Larry McMurtry's story falls between myth and realism, epic and simple tale - dime novel and literature - with a felicity few other writers could manage. (You can never quite decide, for instance, whether its extraordinary cast are archetypes or stock characters.) The story is awash with blood. The end of a human life is rarely given more than half a moment's thought. When the English aristocrat Lady Cecily Snow reproves the rancher Isinglass, over dinner, for killing every Comanche man and woman within hundreds of miles to accommodate his cattle, he replies:
"I guess I did kill a lot of good Comanches. I kilt some decent Kiowa too, and all to make room for a lot of sorry white people who can't find their way from one water hole to the next. I suppose it was a poor job."
"That's a rather thin apology," Cecily said. "You eliminated an entire people - though I suppose you had help."
"Not much help," Isinglass said. He was mopping up the drippings of his beef with a hunk of bread. Besides the beefsteak he had consumed a huge bowl of fiery chili. "Let's have the recital," he said. This is about the time my indigestion hits."
Sippy is respected by many of the hardened killers he meets, because his famous books about romanticised hardened killers precede him wherever he goes. (It reminded me of Jimmy Cagney's adoption by the Underworld in the thirties.) The romance which outpaces all others, however, is that of Billy Bone. Sippy alone knows that his friend Billy is little more than a cowardly killer of children and miscreants, who can't shoot straight, and who falls to pieces in the company of women - even his lover, the outlaw leader Katie Garza. But the myth grows, eventually dwarfing Billy himself, and appalling Sippy, whose eye-witness accounts - both before and after Billy's death - fall on deaf ears.
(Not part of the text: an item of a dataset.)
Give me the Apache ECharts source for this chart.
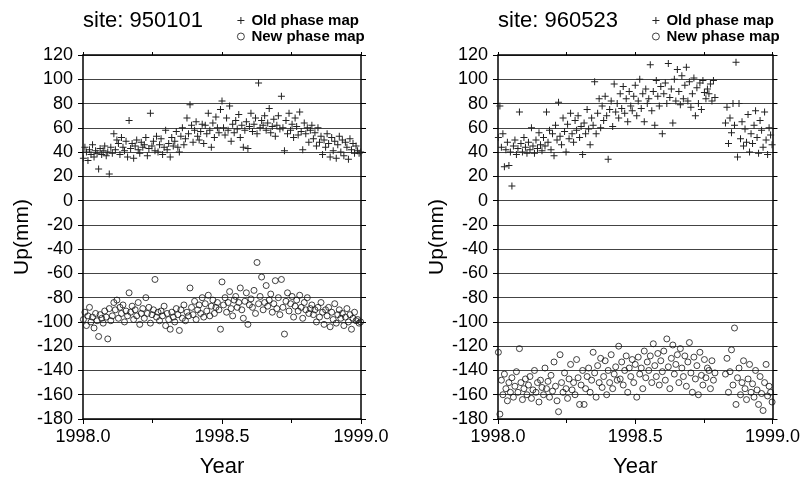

A beautiful, sad and totally engaging novel which - as a simple fable or an immensely complex dissertation on history and fiction, life and death - will appeal to a wide range of readers.
PETER MATTHIESSEN IS a descriptive writer par excellence - a craftsman whose sentences have that textbook perfection rarely thesedays seen outside the United States, and seldom enough in it.
His stories in On the River Styx tend to be grim and elemental: death is mostly either recent or imminent. His characters work out their relations with each other in its shadow. The characters are - like the author himself, who is among other things a naturalist - close to the grit and blood and pain and decay of the natural world.
The Fifth Day deals with two men who have been employed to float around a bay in a dinghy, waiting for a drowned man's body to surface. (As bodies apparently do after five days.) They get increasingly on each other's nerves, and resolve to punch out their differences when they return to shore. On getting back, however, they discover that some other men have recovered the body, which lies on the shore. The hideous sight of it prompts them to bury their differences and share a cigarette. This is the nearest thing to a romantic ending, or even a symmetrical one, that Matthiesson allows himself.
In Travellin Man a black prison escaper is stalked through a deserted river island by a white hunter. The black must rely on his wits to survive, whereas the white has not only wit but food and a gun. There are no concessions to story "balance" or romantic detail in this most uneven struggle, and the ending comes with all the brutal finality of that in Arthur Koestler's Darkness at Noon. The chase itself is described in almost unnerving detail, and - like most of Matthiessen's stories - has more inexorability than excitement.
Perhaps it is this inexorability which I find "difficult" in his writing. Whilst acknowledging that he is a superb writer - a true neck-scratching realist - I have also to confess that I don't much enjoy reading him.
It is not merely Peter Matthiessen's style which is spare: his stories are devoid of both humour and sexuality - elements which apparently interest him less than the average person. You admire his stoicism, his naturalistic purity, his crisp and perfect sentences - but have to admit that you wouldn't mind a break, at times, from the relentless intensity of it all.